The majority of US shale oil and gas producers passed up the opportunity to hedge prices by guaranteeing at least $60/b last quarter, Reuters reported.
Roughly 70% of US companies did not choose to hedge prices, ostensibly betting that oil prices would be over $60 by the current period.
“The general feeling among producers is that if you aren’t hedged today… (you are) not going to start tomorrow and lock in lower levels,” said Mike Corley, president of energy trading and risk consultancy Mercatus Energy.
Late August saw some of the lowest oil prices in over six years, with spot WTI prices below $40/b.
CNBC noted that shale producers are embracing different methods in an attempt to increase efficiency. Called Improved Completion, it works by increasing well pressure at much higher rates than before, pumping more water and fracturing fluid in an attempt to maximize revenue and slow the maturing process.

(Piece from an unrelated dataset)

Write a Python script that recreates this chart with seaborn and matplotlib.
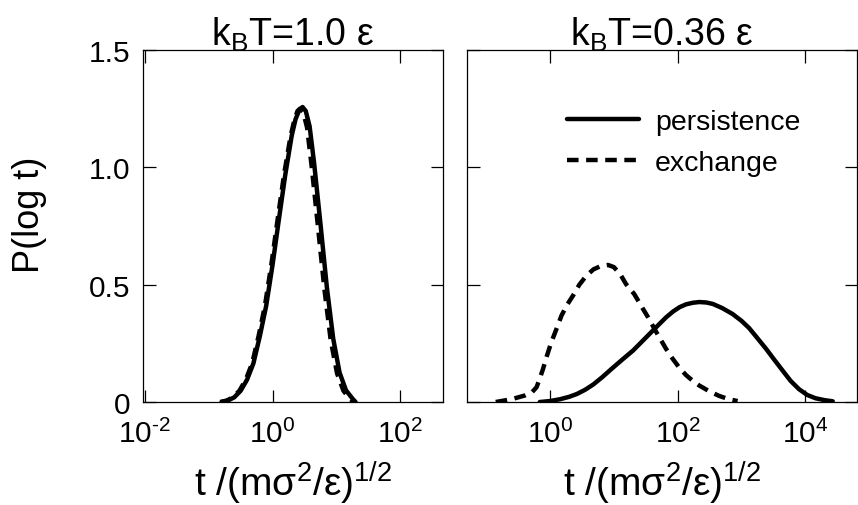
import numpy as np
import pandas as pd
import matplotlib
matplotlib.use("Agg")
import matplotlib.pyplot as plt
import seaborn as sns

# ---------------- data (log10 t, P(log t)) ----------------
# Left panel: kBT = 1.0 eps
left_pers_logt = [-0.80, -0.70, -0.60, -0.50, -0.40, -0.30, -0.20, -0.10, 0.00, 0.10, 0.20,
                  0.30, 0.36, 0.42, 0.47, 0.52, 0.58, 0.65, 0.75, 0.85, 0.95, 1.05, 1.15, 1.25, 1.30]
left_pers_P = [0.000, 0.006, 0.020, 0.048, 0.095, 0.165, 0.280, 0.410, 0.585, 0.780, 0.970,
               1.135, 1.205, 1.245, 1.257, 1.240, 1.175, 1.020, 0.760, 0.490, 0.270, 0.125, 0.050, 0.015, 0.000]

left_exch_logt = [-0.82, -0.72, -0.62, -0.52, -0.42, -0.32, -0.22, -0.12, -0.02, 0.08, 0.18,
                  0.28, 0.34, 0.39, 0.43, 0.48, 0.54, 0.61, 0.71, 0.81, 0.91, 1.01, 1.11, 1.21, 1.27]
left_exch_P = [0.000, 0.006, 0.020, 0.048, 0.095, 0.165, 0.280, 0.410, 0.585, 0.780, 0.970,
               1.130, 1.200, 1.240, 1.250, 1.235, 1.170, 1.010, 0.750, 0.485, 0.265, 0.122, 0.048, 0.014, 0.000]

# Right panel: kBT = 0.36 eps
right_pers_logt = [-0.16, 0.00, 0.16, 0.30, 0.42, 0.55, 0.68, 0.82, 0.96, 1.13, 1.30, 1.45,
                   1.61, 1.72, 1.82, 1.93, 2.03, 2.13, 2.24, 2.34, 2.45, 2.55, 2.70, 2.86,
                   3.00, 3.12, 3.25, 3.39, 3.52, 3.65, 3.77, 3.90, 4.03, 4.16, 4.30, 4.43]
right_pers_P = [0.000, 0.004, 0.012, 0.022, 0.034, 0.052, 0.075, 0.106, 0.140, 0.180, 0.219, 0.260,
                0.304, 0.334, 0.361, 0.386, 0.404, 0.416, 0.423, 0.426, 0.424, 0.418, 0.400, 0.375,
                0.346, 0.315, 0.272, 0.225, 0.178, 0.132, 0.090, 0.055, 0.030, 0.016, 0.008, 0.003]

right_exch_logt = [-0.85, -0.60, -0.39, -0.28, -0.21, -0.16, -0.11, -0.05, 0.02, 0.10, 0.18, 0.27,
                   0.36, 0.46, 0.57, 0.68, 0.80, 0.91, 1.00, 1.10, 1.19, 1.32, 1.45, 1.55, 1.64,
                   1.73, 1.82, 1.92, 2.03, 2.13, 2.23, 2.34, 2.50, 2.65, 2.80, 2.94]
right_exch_P = [0.000, 0.012, 0.028, 0.042, 0.063, 0.100, 0.140, 0.195, 0.254, 0.310, 0.368, 0.415,
                0.453, 0.500, 0.538, 0.565, 0.580, 0.584, 0.575, 0.545, 0.503, 0.460, 0.400, 0.355, 0.310,
                0.268, 0.226, 0.185, 0.145, 0.115, 0.092, 0.070, 0.045, 0.026, 0.012, 0.004]

series_labels = ["persistence", "exchange"]
panel_titles = [r"k$_{B}$T=1.0 ε", r"k$_{B}$T=0.36 ε"]
xlabel = r"t /(mσ$^{2}$/ε)$^{1/2}$"
ylabel = "P(log t)"
yticks = [0, 0.5, 1.0, 1.5]
ytick_labels = ["0", "0.5", "1.0", "1.5"]
left_xticks = [1e-2, 1e0, 1e2]
left_xtick_labels = [r"$10^{\text{-}2}$", r"$10^{0}$", r"$10^{2}$"]
right_xticks = [1e0, 1e2, 1e4]
right_xtick_labels = [r"$10^{0}$", r"$10^{2}$", r"$10^{4}$"]


def make_df(pl, pp, el, ep):
    a = pd.DataFrame({"t": 10.0 ** np.array(pl), "P": pp, "kind": series_labels[0]})
    b = pd.DataFrame({"t": 10.0 ** np.array(el), "P": ep, "kind": series_labels[1]})
    return pd.concat([a, b], ignore_index=True)


df_left = make_df(left_pers_logt, left_pers_P, left_exch_logt, left_exch_P)
df_right = make_df(right_pers_logt, right_pers_P, right_exch_logt, right_exch_P)

# ---------------- style ----------------
sns.set_style("ticks")
plt.rcParams["font.family"] = ["Liberation Sans", "DejaVu Sans"]
plt.rcParams["mathtext.fontset"] = "custom"
plt.rcParams["mathtext.rm"] = "Liberation Sans"
plt.rcParams["mathtext.it"] = "Liberation Sans:italic"
plt.rcParams["mathtext.bf"] = "Liberation Sans:bold"
plt.rcParams["mathtext.default"] = "regular"
plt.rcParams["axes.linewidth"] = 0.9
plt.rcParams["axes.edgecolor"] = "black"
plt.rcParams["text.color"] = "black"
plt.rcParams["axes.labelcolor"] = "black"
plt.rcParams["xtick.color"] = "black"
plt.rcParams["ytick.color"] = "black"
plt.rcParams["lines.solid_joinstyle"] = "round"
plt.rcParams["lines.dash_joinstyle"] = "round"

W, H = 858, 506
fig = plt.figure(figsize=(W / 100, H / 100), dpi=100)
ax1 = fig.add_axes([143 / W, 103 / H, 300 / W, 352 / H])
ax2 = fig.add_axes([467 / W, 103 / H, 390 / W, 352 / H])

dash_map = {series_labels[0]: "", series_labels[1]: (2.6, 1.7)}
for ax, df in [(ax1, df_left), (ax2, df_right)]:
    sns.lineplot(data=df, x="t", y="P", style="kind", style_order=series_labels,
                 dashes=dash_map, color="black", lw=3.2, estimator=None,
                 legend=False, ax=ax)
    ax.set_xscale("log")
    ax.set_ylim(0, 1.5)
    ax.set_yticks(yticks)
    ax.minorticks_off()
    ax.tick_params(axis="both", which="major", direction="in", length=9, width=0.9,
                   top=True, right=True, labelsize=21.5, colors="black")
    ax.tick_params(axis="x", pad=12)
    ax.tick_params(axis="y", pad=9)
    ax.set_xlabel(xlabel, fontsize=28, labelpad=8)
    for s in ax.spines.values():
        s.set_visible(True)
        s.set_color("black")

ax1.set_xlim(10 ** -2.03, 10 ** 2.67)
ax2.set_xlim(10 ** -1.30, 10 ** 4.81)

ax1.set_xticks(left_xticks)
ax1.set_xticklabels(left_xtick_labels)
ax2.set_xticks(right_xticks)
ax2.set_xticklabels(right_xtick_labels)
ax1.minorticks_off()
ax2.minorticks_off()

ax1.set_yticklabels(ytick_labels)
ax2.set_yticklabels([])
ax1.set_ylabel(ylabel, fontsize=26)
ax1.yaxis.set_label_coords(-0.32, 0.534)
ax2.set_ylabel("")

ax1.set_title(panel_titles[0], fontsize=27, pad=4)
ax2.set_title(panel_titles[1], fontsize=27, pad=4)

# legend built from the drawn lines
solid = [l for l in ax2.get_lines() if l.get_linestyle() in ("-", "solid")][0]
dashed = [l for l in ax2.get_lines() if l.get_linestyle() not in ("-", "solid")][0]
ax2.legend([solid, dashed], series_labels, loc="center",
           bbox_to_anchor=(0.555, 0.737), frameon=False, fontsize=20.5,
           handlelength=2.55, handletextpad=0.55, labelspacing=0.5)

fig.savefig("out.png", dpi=100)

“I think a lot of areas in both the Bakken and Eagle Ford, and even the Permian, wouldn’t work without the improved completion,” said Stifel Nicolaus analyst Michael Scialla,
US shale is reeling from low prices during an unprecedented supply glut, and analysts are skeptical many companies will emerge unscathed. “If you stay at $40, there will be a meaningful number of companies that don’t make it,” Wells Fargo Analyst David Tameron said. “Even with the efficiency gains, you’d need to have a change somewhere.”